Besides, they just don´t do mixes like that anymore. There´s something in that imperfection and overall clumsiness trying to be as good as possible which makes me love it. That, or it´s just the Pytten- syndrome again.

(And to be honest, my perversion for mimicking might actually a very big reason I am now doing music for my living, because I got my first real job in the industry in 2003 when I happened to make a spoof from a right band at the right time, heard by the right person- but that´s another story I won´t bore you with today, hah!)



...WHICH IS WHY IT´S TIME TO KNOCK THEM BOOTS TOGETHER AGAIN.

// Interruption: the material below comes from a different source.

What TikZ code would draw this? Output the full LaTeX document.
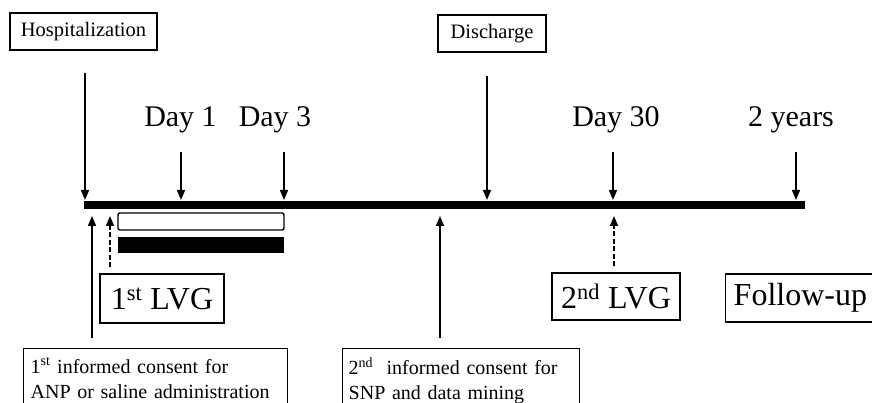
\documentclass[tikz,border=0pt]{standalone}
\usepackage{fontspec}
\setmainfont{Liberation Serif}
\usetikzlibrary{arrows.meta,positioning}
\tikzset{
>={Triangle[length=10pt,width=8pt]},
  lbox/.style={
    rectangle,
    draw=black, line width=1.4pt,
    inner sep=0pt,
    font=\fontsize{20.5}{26}\selectfont},
  bigbox/.style={
    rectangle,
    draw=black, line width=1.4pt,
    inner sep=0pt,
    font=\fontsize{32}{38}\selectfont},
  consent/.style={
    rectangle,
    draw=black, line width=1.4pt,
    anchor=north west, align=left,
    inner ysep=9pt,
    font=\fontsize{20}{25}\selectfont},
  daylabel/.style={anchor=base, inner sep=2pt, font=\fontsize{30}{36}\selectfont},
  pil/.style={->, line width=1.5pt},
  dashpil/.style={pil, dash pattern=on 5pt off 2.5pt},
}

\begin{document}
\begin{tikzpicture}[x=1pt, y=-1pt]
    \useasboundingbox (0,0) rectangle (872,403);
    \clip (0,0) rectangle (872,403);
    % time line
    \fill (84,201) rectangle (805,209);
    \coordinate (t0)  at (85,200);
    \coordinate (d1)  at (181,200);
    \coordinate (d3)  at (284,200);
    \coordinate (dis) at (487,200);
    \coordinate (d30) at (613,200);
    \coordinate (y2)  at (796,200);
    \coordinate (c1)  at (92,216);
    \coordinate (l1)  at (110,216);
    \coordinate (c2)  at (440,216);
    \coordinate (l2)  at (614,216);
    % treatment bars
    \draw[line width=1.4pt, rounded corners=2pt] (118,213) rectangle (284,230);
    \fill (118,237) rectangle (284,253);
    % top labels
    \node[lbox, minimum width=147pt, minimum height=37pt] (hosp)  at (83.5,31.5) {Hospitalization};
    \node[lbox, minimum width=108pt, minimum height=37pt] (disch) at (492,33.5) {Discharge};
    \node[daylabel] (day1)  at (180.5,127) {Day 1};
    \node[daylabel] (day3)  at (275,127)   {Day 3};
    \node[daylabel] (day30) at (616,127)   {Day 30};
    \node[daylabel] (yrs)   at (791,127)   {2 years};
    % bottom labels
    \node[bigbox, minimum width=124pt, minimum height=49pt] (lvg1) at (162,298.5) {1\textsuperscript{st} LVG};
    \node[bigbox, minimum width=128pt, minimum height=47pt] (lvg2) at (616,296.5) {2\textsuperscript{nd} LVG};
    \node[bigbox, anchor=west, inner xsep=8pt, minimum height=48pt] (follow) at (725,298) {Follow-up};
    \node[consent, text width=250pt, inner xsep=7pt] (cons1) at (23,348)
        {1\textsuperscript{st} informed consent for\\ANP or saline administration};
    \node[consent, text width=225pt, inner xsep=6pt] (cons2) at (342,348)
        {2\textsuperscript{nd}\ \ informed consent for\\SNP and data mining};
    % arrows
    \draw[pil, shorten <=22pt] (hosp.south -| t0) -- (t0);
    \draw[pil, shorten <=23pt] (disch.south -| dis) -- (dis);
    \draw[pil, shorten <=16pt] (day1.south -| d1) -- (d1);
    \draw[pil, shorten <=16pt] (day3.south -| d3) -- (d3);
    \draw[pil, shorten <=16pt] (day30.south -| d30) -- (d30);
    \draw[pil, shorten <=16pt] (yrs.south -| y2) -- (y2);
    \draw[pil, shorten <=10pt] (cons1.north -| c1) -- (c1);
    \draw[pil, shorten <=10pt] (cons2.north -| c2) -- (c2);
    \draw[dashpil, shorten <=6pt] (lvg1.north -| l1) -- (l1);
    \draw[dashpil, shorten <=6pt] (lvg2.north -| l2) -- (l2);
\end{tikzpicture}
\end{document}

During 2008- 2015 I have mostly concentrated on mixing game music, but sometimes when I have been asked and had time, I´ve gladly taken some mixing (and sometimes mastering) gigs from my friends´ bands just to have some fun. While I love my “professional” job as a composer and producer, there are always things I am not able to do in that area due to the fact that most game companies don´t use extreme metal on their game soundtracks. To keep my mind sharp, brain balanced and to satisfy my inner bad-behaving-necrosatanic-bulletbelt child, I need to work with metal music as well every now and then to preserve that natural balance.

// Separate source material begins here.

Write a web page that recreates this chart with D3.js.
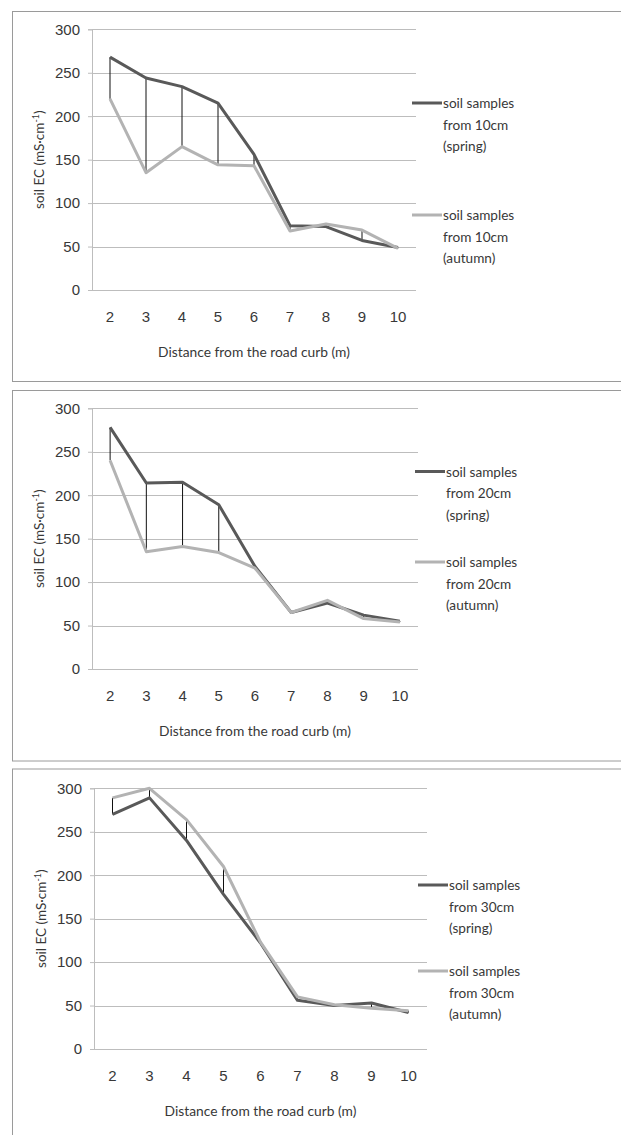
<!DOCTYPE html>
<html>
<head>
<meta charset="utf-8">
<script src="https://cdn.jsdelivr.net/npm/d3@7/dist/d3.min.js"></script>
<style>
  body { margin: 0; background: #fff; }
  svg { display: block; font-family: Lato, "Open Sans", sans-serif; }
</style>
</head>
<body>
<div id="chart"></div>
<script>
(function () {
    'use strict';

    // distances from the road curb (m)
    var distances = [2, 3, 4, 5, 6, 7, 8, 9, 10];
    var yTicks = [0, 50, 100, 150, 200, 250, 300];

    // soil EC
    var spring10 = [268, 244, 234, 215, 156, 74, 73, 57, 49];
    var autumn10 = [220, 135, 165, 144, 143, 68, 76, 69, 48];
    var spring20 = [278, 214, 215, 189, 118, 65, 76, 62, 55];
    var autumn20 = [240, 135, 141, 134, 116, 65, 79, 58, 54];
    var spring30 = [270, 289, 240, 178, 122, 56, 50, 53, 42];
    var autumn30 = [289, 300, 264, 210, 123, 60, 51, 47, 44];

    var depths = ['10cm', '20cm', '30cm'];

    var W = 621, H = 1135;
    var springColor = '#595959';
    var autumnColor = '#b3b3b3';
    var gridColor = '#bdbdbd';
    var textColor = '#383838';

    var svg = d3.select('#chart').append('svg')
        .attr('width', W)
        .attr('height', H);

    // frame + plot boxes for each panel
    var panels = [
        { frame: [12, 11.5, 640, 381.5], plot: { left: 92, right: 416, top: 29.3, bottom: 290 },
          spring: spring10, autumn: autumn10, legendY: [103, 215], legendX: 412 },
        { frame: [12, 390.5, 640, 761], plot: { left: 92, right: 418, top: 408.3, bottom: 669 },
          spring: spring20, autumn: autumn20, legendY: [471.5, 562], legendX: 415 },
        { frame: [12, 769, 640, 1160], plot: { left: 94, right: 427, top: 788.3, bottom: 1049 },
          spring: spring30, autumn: autumn30, legendY: [885, 971], legendX: 418 }
    ];

    panels.forEach(function (p, idx) {
        drawPanel(p, depths[idx]);
    });

    function drawPanel(p, depth) {
        var f = p.frame;
        svg.append('rect')
            .attr('x', f[0] + 0.5)
            .attr('y', f[1])
            .attr('width', f[2] - f[0])
            .attr('height', f[3] - f[1])
            .attr('fill', 'none')
            .attr('stroke', '#9a9a9a')
            .attr('stroke-width', 1);

        var x = d3.scaleBand()
            .domain(distances)
            .range([p.plot.left, p.plot.right]);

        var y = d3.scaleLinear()
            .domain([0, 300])
            .range([p.plot.bottom, p.plot.top]);

        var g = svg.append('g');

        // horizontal gridlines with outside ticks
        var yAxis = g.append('g')
            .attr('transform', 'translate(' + p.plot.left + ',0)')
            .call(d3.axisLeft(y)
                .tickValues(yTicks)
                .tickSize(4)
                .tickPadding(8));
        yAxis.select('.domain').attr('stroke', gridColor);
        yAxis.selectAll('.tick line').attr('stroke', gridColor);
        yAxis.selectAll('.tick text')
            .attr('fill', textColor)
            .style('font-size', '15px');

        g.selectAll('line.grid')
            .data(yTicks)
            .enter()
            .append('line')
            .attr('class', 'grid')
            .attr('x1', p.plot.left)
            .attr('x2', p.plot.right)
            .attr('y1', function (d) { return Math.round(y(d)) + 0.5; })
            .attr('y2', function (d) { return Math.round(y(d)) + 0.5; })
            .attr('stroke', gridColor)
            .attr('stroke-width', 1);

        // x axis labels (no ticks)
        var xAxis = g.append('g')
            .attr('transform', 'translate(0,' + p.plot.bottom + ')')
            .call(d3.axisBottom(x).tickSize(0).tickPadding(21));
        xAxis.select('.domain').remove();
        xAxis.selectAll('.tick text')
            .attr('fill', textColor)
            .style('font-size', '15px');

        // axis titles
        g.append('text')
            .attr('x', (p.plot.left + p.plot.right) / 2)
            .attr('y', p.plot.bottom + 67)
            .attr('text-anchor', 'middle')
            .attr('fill', textColor)
            .style('font-size', '13.8px')
            .text('Distance from the road curb (m)');

        var yt = g.append('text')
            .attr('transform', 'translate(' + (p.plot.left - 48) + ',' + ((p.plot.top + p.plot.bottom) / 2) + ') rotate(-90)')
            .attr('text-anchor', 'middle')
            .attr('fill', textColor)
            .style('font-size', '13.5px');
        yt.append('tspan').text('soil EC (mS\u00b7cm');
        yt.append('tspan').attr('dy', -5).style('font-size', '9px').text('-1');
        yt.append('tspan').attr('dy', 5).text(')');

        var cx = function (d, i) { return x(distances[i]) + x.bandwidth() / 2; };

        // high-low lines
        g.selectAll('line.hilo')
            .data(p.spring)
            .enter()
            .append('line')
            .attr('class', 'hilo')
            .attr('x1', cx)
            .attr('x2', cx)
            .attr('y1', function (d) { return y(d); })
            .attr('y2', function (d, i) { return y(p.autumn[i]); })
            .attr('stroke', '#111')
            .attr('stroke-width', 1);

        var line = d3.line()
            .x(cx)
            .y(function (d) { return y(d); });

        g.append('path')
            .datum(p.spring)
            .attr('d', line)
            .attr('fill', 'none')
            .attr('stroke', springColor)
            .attr('stroke-width', 3)
            .attr('stroke-linejoin', 'round');

        g.append('path')
            .datum(p.autumn)
            .attr('d', line)
            .attr('fill', 'none')
            .attr('stroke', autumnColor)
            .attr('stroke-width', 3)
            .attr('stroke-linejoin', 'round');

        // legend
        var entries = [
            { color: springColor, season: '(spring)' },
            { color: autumnColor, season: '(autumn)' }
        ];
        entries.forEach(function (e, i) {
            var ly = p.legendY[i];
            g.append('line')
                .attr('x1', p.legendX)
                .attr('x2', p.legendX + 30)
                .attr('y1', ly)
                .attr('y2', ly)
                .attr('stroke', e.color)
                .attr('stroke-width', 3);
            var t = g.append('text')
                .attr('x', p.legendX + 31)
                .attr('y', ly + 5)
                .attr('fill', textColor)
                .style('font-size', '13.6px');
            var rows = ['soil samples', 'from ' + depth, e.season];
            rows.forEach(function (r, k) {
                t.append('tspan')
                    .attr('x', p.legendX + 31)
                    .attr('dy', k === 0 ? 0 : 21.5)
                    .text(r);
            });
        });
    }
})();
</script>
</body>
</html>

After returning from mixing “Jumalten Aika” in late 2015 I felt like meeting an old friend I hadn´t seen for a long time and a couple of weeks later I found myself updating my audio computer and it´s software with a bit more in mind than just regular game music production I first intended. When everything was set up, I found myself going through my old mixes, looking for things to use for continuing practicing from where I had left off years earlier in that garage.
Working over two months almost every night with different projects to mix (luckily I have quite many musician friends who were willing to share their raw tracks for private remixing) I spent over 100 hours updating my skills, comparing my mixes to released albums, trying out different plugins to find what I need...and starting from scratch again if I felt it´s not sounding good until it sounded.
I tried different production styles for the same songs, and worked from metalcore to deathgrind and black metal to find out their nowadays typical sound processing tricks and repeated them until I felt ready to break those unwritten rules, only to mix them again with my own. And finally, I felt like I have the confidence to continue to the next step.

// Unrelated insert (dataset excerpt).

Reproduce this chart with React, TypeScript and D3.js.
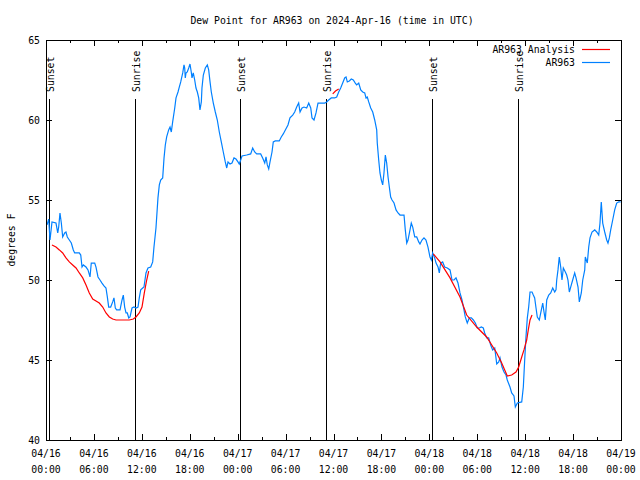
import React from "react";
import * as d3 from "d3";

const title = "Dew Point for AR963 on 2024-Apr-16 (time in UTC)";
const yLabel = "degrees F";
const startTime = Date.UTC(2024, 3, 16, 0, 0);
const endTime = Date.UTC(2024, 3, 19, 0, 0);
const yTicks = [40, 45, 50, 55, 60, 65];

// hours since 2024-04-16 00:00 UTC
const sunsetHours = [0.34, 24.3, 48.37];
const sunriseHours = [11.18, 35.1, 59.14];

const obsHours = [
  0.13, 0.34, 0.5, 0.75, 1.25, 1.47, 1.59, 1.75, 1.92, 2.09, 2.34, 2.5, 2.67, 2.92, 3.17, 3.42, 3.59, 4.01, 4.17, 4.35,
  4.51, 4.67, 5.01, 5.26, 5.51, 5.67, 6.1, 6.26, 6.51, 6.76, 7.01, 7.26, 7.51, 7.68, 7.85, 8.1, 8.35, 8.51, 8.68, 8.85,
  9.27, 9.52, 9.68, 9.85, 10.02, 10.18, 10.36, 10.52, 10.77, 11.02, 11.27, 11.52, 11.68, 11.86, 12.11, 12.27, 12.52, 12.77, 13.11, 13.36,
  13.52, 13.77, 14.02, 14.19, 14.36, 14.61, 14.78, 14.94, 15.11, 15.36, 15.53, 15.69, 15.86, 16.12, 16.28, 16.53, 16.69, 16.87, 17.12, 17.28,
  17.37, 17.44, 17.53, 17.69, 17.87, 18.03, 18.19, 18.28, 18.44, 18.62, 18.78, 18.95, 19.12, 19.28, 19.45, 19.53, 19.7, 19.95, 20.2, 20.37,
  20.54, 20.7, 20.95, 21.2, 21.45, 21.7, 21.95, 22.2, 22.45, 22.63, 22.79, 23.04, 23.29, 23.54, 23.79, 24.04, 24.2, 24.38, 24.54, 25.13,
  25.63, 25.88, 26.13, 26.38, 26.88, 27.13, 27.39, 27.55, 27.71, 27.89, 28.05, 28.3, 28.46, 28.71, 29.21, 29.46, 29.71, 29.97, 30.3, 30.55,
  30.89, 31.14, 31.39, 31.64, 31.81, 32.06, 32.31, 32.64, 32.9, 33.15, 33.31, 33.56, 33.81, 34.06, 34.47, 34.9, 35.15, 35.4, 35.72, 36.15,
  36.4, 36.65, 36.9, 37.15, 37.4, 37.57, 37.73, 37.98, 38.23, 38.48, 38.73, 38.9, 39.16, 39.41, 39.66, 39.91, 40.07, 40.23, 40.41, 40.66,
  40.91, 41.16, 41.41, 41.48, 41.66, 41.82, 41.99, 42.16, 42.32, 42.49, 42.66, 42.83, 42.99, 43.16, 43.33, 43.58, 43.83, 44.08, 44.33, 44.83,
  44.99, 45.17, 45.33, 45.58, 45.74, 45.92, 46.17, 46.42, 46.67, 46.83, 47.08, 47.33, 47.58, 47.83, 48.08, 48.25, 48.42, 48.67, 48.84, 49.09,
  49.25, 49.42, 49.67, 49.92, 50.25, 50.59, 50.84, 51.09, 51.34, 51.59, 51.84, 52.09, 52.34, 52.5, 52.75, 53.0, 53.26, 53.51, 53.76, 54.01,
  54.26, 54.51, 54.76, 54.93, 55.18, 55.43, 55.68, 55.93, 56.19, 56.44, 56.69, 56.85, 57.1, 57.35, 57.6, 57.76, 58.1, 58.31, 58.6, 58.77,
  59.02, 59.57, 59.77, 59.94, 60.1, 60.27, 60.44, 60.61, 60.86, 61.02, 61.19, 61.36, 61.52, 61.77, 61.95, 62.2, 62.36, 62.52, 62.7, 62.95,
  63.2, 63.45, 63.7, 63.86, 63.95, 64.11, 64.27, 64.45, 64.61, 64.78, 65.03, 65.2, 65.36, 65.53, 65.7, 65.95, 66.2, 66.37, 66.62, 66.78,
  67.03, 67.21, 67.46, 67.53, 67.78, 67.96, 68.12, 68.37, 68.71, 68.96, 69.21, 69.37, 69.53, 69.71, 69.96, 70.21, 70.37, 70.54, 70.71, 70.96,
  71.21, 71.46, 71.71, 71.96,
];
const obsValues = [
  53.44, 53.81, 52.5, 53.63, 53.56, 52.94, 53.31, 54.19, 53.56, 52.69, 52.94, 53.0, 52.69, 52.5, 52.31, 51.88, 51.69, 51.69, 51.69, 51.56,
  50.81, 50.94, 50.81, 50.63, 50.19, 51.06, 51.06, 50.81, 50.19, 50.0, 49.81, 49.63, 49.5, 48.94, 48.31, 48.31, 48.63, 48.88, 48.25, 48.13,
  48.13, 48.75, 49.06, 48.31, 47.94, 47.94, 47.63, 47.69, 48.25, 48.31, 48.25, 48.31, 48.88, 49.38, 49.5, 49.56, 50.44, 50.75, 50.81, 51.13,
  52.06, 53.25, 55.13, 55.94, 56.25, 56.38, 57.63, 58.44, 58.94, 59.38, 59.56, 59.25, 59.88, 60.75, 61.38, 61.75, 62.06, 62.38, 62.94, 63.44,
  63.25, 62.63, 62.94, 63.0, 63.25, 63.5, 63.0, 62.63, 62.94, 62.5, 62.0, 61.75, 61.38, 60.63, 61.13, 62.0, 62.81, 63.25, 63.44, 63.13,
  62.38, 61.75, 61.06, 60.5, 60.0, 59.25, 58.63, 58.0, 57.38, 57.0, 57.38, 57.25, 57.31, 57.63, 57.56, 57.38, 57.25, 57.5, 57.75, 57.81,
  57.88, 58.25, 58.0, 57.88, 57.88, 57.63, 57.31, 57.69, 57.19, 56.94, 57.38, 58.0, 58.63, 58.69, 58.69, 58.94, 59.13, 59.38, 59.69, 60.13,
  60.31, 60.5, 60.81, 61.06, 60.5, 60.75, 60.81, 60.75, 61.06, 60.75, 60.13, 60.0, 60.44, 61.06, 61.06, 61.06, 61.13, 61.25, 61.38, 61.38,
  61.44, 61.75, 62.0, 62.31, 62.63, 62.69, 62.38, 62.44, 62.56, 62.5, 62.31, 62.19, 62.31, 61.88, 61.75, 61.69, 61.38, 61.44, 61.13, 60.75,
  60.5, 60.0, 59.38, 58.56, 57.5, 56.69, 56.25, 55.94, 56.69, 57.81, 57.31, 56.44, 55.81, 55.19, 55.0, 54.81, 54.38, 54.19, 54.06, 54.06,
  53.13, 52.31, 52.5, 53.13, 53.56, 53.31, 52.69, 52.69, 52.38, 52.25, 52.5, 52.63, 52.5, 52.06, 51.44, 51.25, 51.69, 51.38, 51.06, 50.81,
  50.44, 51.06, 51.13, 50.81, 50.75, 50.63, 50.0, 50.0, 50.13, 49.81, 49.19, 48.75, 48.13, 47.69, 47.31, 47.63, 47.63, 47.5, 47.31, 47.0,
  47.0, 47.06, 47.0, 46.69, 46.38, 46.38, 45.94, 45.63, 45.75, 44.75, 44.88, 45.13, 44.56, 44.25, 44.06, 43.75, 43.31, 42.94, 42.75, 42.06,
  42.31, 42.38, 43.31, 45.0, 46.44, 47.63, 48.31, 49.25, 49.25, 49.06, 48.88, 48.25, 47.69, 47.5, 47.94, 48.56, 48.0, 47.5, 48.75, 49.06,
  49.19, 49.5, 49.25, 49.38, 50.0, 50.63, 51.44, 50.81, 50.0, 50.75, 50.5, 50.31, 50.0, 49.25, 49.56, 50.0, 50.44, 50.13, 49.56, 48.63,
  49.19, 50.0, 50.63, 51.44, 51.06, 52.06, 52.63, 53.0, 53.13, 53.0, 52.81, 53.56, 54.88, 53.56, 53.0, 52.5, 52.31, 52.63, 53.13, 53.75,
  54.38, 54.81, 54.88, 54.88,
];

const analysis1Hours = [0.75, 1.25, 1.67, 2.09, 2.5, 2.92, 3.34, 3.76, 4.17, 4.6, 5.01, 5.42, 5.85, 6.26, 6.67, 7.1, 7.51, 7.93, 8.35, 8.77, 9.6, 10.43, 10.93, 11.27, 11.68, 12.02, 12.31, 12.61, 12.86];
const analysis1Values = [52.19, 52.06, 51.88, 51.69, 51.38, 51.13, 50.94, 50.75, 50.44, 50.13, 49.69, 49.19, 48.81, 48.69, 48.56, 48.31, 47.94, 47.69, 47.56, 47.5, 47.5, 47.5, 47.56, 47.69, 47.94, 48.31, 49.19, 50.0, 50.56];
const analysis2Hours = [35.9, 36.25, 36.65];
const analysis2Values = [61.63, 61.81, 61.94];
const analysis3Hours = [48.5, 49.34, 50.59, 51.84, 52.68, 53.93, 55.18, 56.44, 57.06, 57.6, 57.76, 58.31, 58.85, 59.19, 59.57, 59.85, 60.19, 60.39, 60.61, 60.86];
const analysis3Values = [51.63, 51.13, 50.13, 48.94, 47.81, 47.06, 46.44, 45.44, 44.81, 44.19, 44.0, 44.06, 44.25, 44.56, 45.19, 45.63, 46.25, 46.88, 47.5, 47.81];

const W = 640;
const H = 480;
const M = { left: 46, right: 621, top: 40, bottom: 440 };
const FONT = "'DejaVu Sans Mono', 'Liberation Mono', monospace";
const BLUE = "#0080ff";
const RED = "#ff0000";

const toDate = (h: number) => new Date(startTime + h * 3600 * 1000);

export default function App() {
  const x = d3.scaleUtc().domain([new Date(startTime), new Date(endTime)]).range([M.left, M.right]);
  const y = d3.scaleLinear().domain([40, 65]).range([M.bottom, M.top]);
  const line = d3
    .line<[number, number]>()
    .x((d) => x(toDate(d[0])))
    .y((d) => y(d[1]));

  const obs = obsHours.map((h, i) => [h, obsValues[i]] as [number, number]);
  const segs = [
    [analysis1Hours, analysis1Values],
    [analysis2Hours, analysis2Values],
    [analysis3Hours, analysis3Values],
  ].map(([hs, vs]) => hs.map((h, i) => [h, vs[i]] as [number, number]));

  const majorTicks = x.ticks(d3.utcHour.every(6)!);
  const minorTicks = x.ticks(d3.utcHour.every(3)!).filter((t) => t.getUTCHours() % 6 !== 0);
  const fmtDate = d3.utcFormat("%m/%d");
  const fmtTime = d3.utcFormat("%H:%M");

  const events = [
    ...sunsetHours.map((h) => ({ h, label: "Sunset" })),
    ...sunriseHours.map((h) => ({ h, label: "Sunrise" })),
  ];

  const px = (v: number) => Math.round(v) + 0.5;

  return (
    <svg width={W} height={H} style={{ position: "absolute", left: 0, top: 0, background: "#fff" }} fontFamily={FONT} fontSize={9.8}>
      <rect x={0} y={0} width={W} height={H} fill="#fff" />
      <text x={332} y={24} textAnchor="middle" fill="#000">{title}</text>
      <text transform={`translate(15,${(M.top + M.bottom) / 2}) rotate(-90)`} textAnchor="middle" fill="#000">{yLabel}</text>

      {/* y ticks */}
      {yTicks.map((t) => (
        <g key={`y${t}`}>
          <line x1={M.left} x2={M.left + 6} y1={px(y(t))} y2={px(y(t))} stroke="#000" shapeRendering="crispEdges" />
          <line x1={M.right - 6} x2={M.right} y1={px(y(t))} y2={px(y(t))} stroke="#000" shapeRendering="crispEdges" />
          <text x={40} y={y(t) + 4} textAnchor="end" fill="#000">{t}</text>
        </g>
      ))}

      {/* x ticks */}
      {majorTicks.map((t) => (
        <g key={`x${+t}`}>
          <line x1={px(x(t))} x2={px(x(t))} y1={M.bottom} y2={M.bottom - 6} stroke="#000" shapeRendering="crispEdges" />
          <line x1={px(x(t))} x2={px(x(t))} y1={M.top} y2={M.top + 6} stroke="#000" shapeRendering="crispEdges" />
          <text x={x(t)} y={457} textAnchor="middle" fill="#000">{fmtDate(t)}</text>
          <text x={x(t)} y={473} textAnchor="middle" fill="#000">{fmtTime(t)}</text>
        </g>
      ))}
      {minorTicks.map((t) => (
        <g key={`m${+t}`}>
          <line x1={px(x(t))} x2={px(x(t))} y1={M.bottom} y2={M.bottom - 3} stroke="#000" shapeRendering="crispEdges" />
          <line x1={px(x(t))} x2={px(x(t))} y1={M.top} y2={M.top + 3} stroke="#000" shapeRendering="crispEdges" />
        </g>
      ))}

      {/* sunrise / sunset markers */}
      {events.map((e) => {
        const ex = px(x(toDate(e.h)));
        return (
          <g key={`${e.label}${e.h}`}>
            <line x1={ex} x2={ex} y1={99} y2={M.bottom} stroke="#000" shapeRendering="crispEdges" />
            <text transform={`translate(${ex + 4},92) rotate(-90)`} textAnchor="start" fill="#000">{e.label}</text>
          </g>
        );
      })}

      {/* series */}
      <path d={line(obs) || ""} fill="none" stroke={BLUE} strokeWidth={1.2} strokeLinejoin="miter" />
      {segs.map((s, i) => (
        <path key={`a${i}`} d={line(s) || ""} fill="none" stroke={RED} strokeWidth={1.2} />
      ))}

      {/* frame */}
      <rect x={M.left + 0.5} y={M.top + 0.5} width={M.right - M.left} height={M.bottom - M.top} fill="none" stroke="#000" shapeRendering="crispEdges" />

      {/* legend */}
      <text x={575} y={53} textAnchor="end" fill="#000">AR963 Analysis</text>
      <line x1={582} x2={610} y1={49.5} y2={49.5} stroke={RED} strokeWidth={1.2} />
      <text x={575} y={66} textAnchor="end" fill="#000">AR963</text>
      <line x1={582} x2={610} y1={62.5} y2={62.5} stroke={BLUE} strokeWidth={1.2} />
    </svg>
  );
}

In March 2016 when I´m writing this, I´ve finally come to a decision to somehow revive my old semi- serious hobby of mixing and producing metal music. While I won´t be doing any recording for now, I will open a small- scale mixing and mastering service for bands soon for fun and keeping my skills in order. I won´t be planning doing any albums or bigger projects due to the commitment it demands, but bands needing for a proper treatment for their demos and even EP´s are more than welcome to get in touch with me in the future.

The next thing on my list before that is to replace that wobbly computer stand with a proper studio desk with room for some hardware racks, mount my new pair of huge- ass studio monitors up and then it´s time to make some use of them. I will make this more official when I´ve finished the renevation of the studio room, but you heard it here first!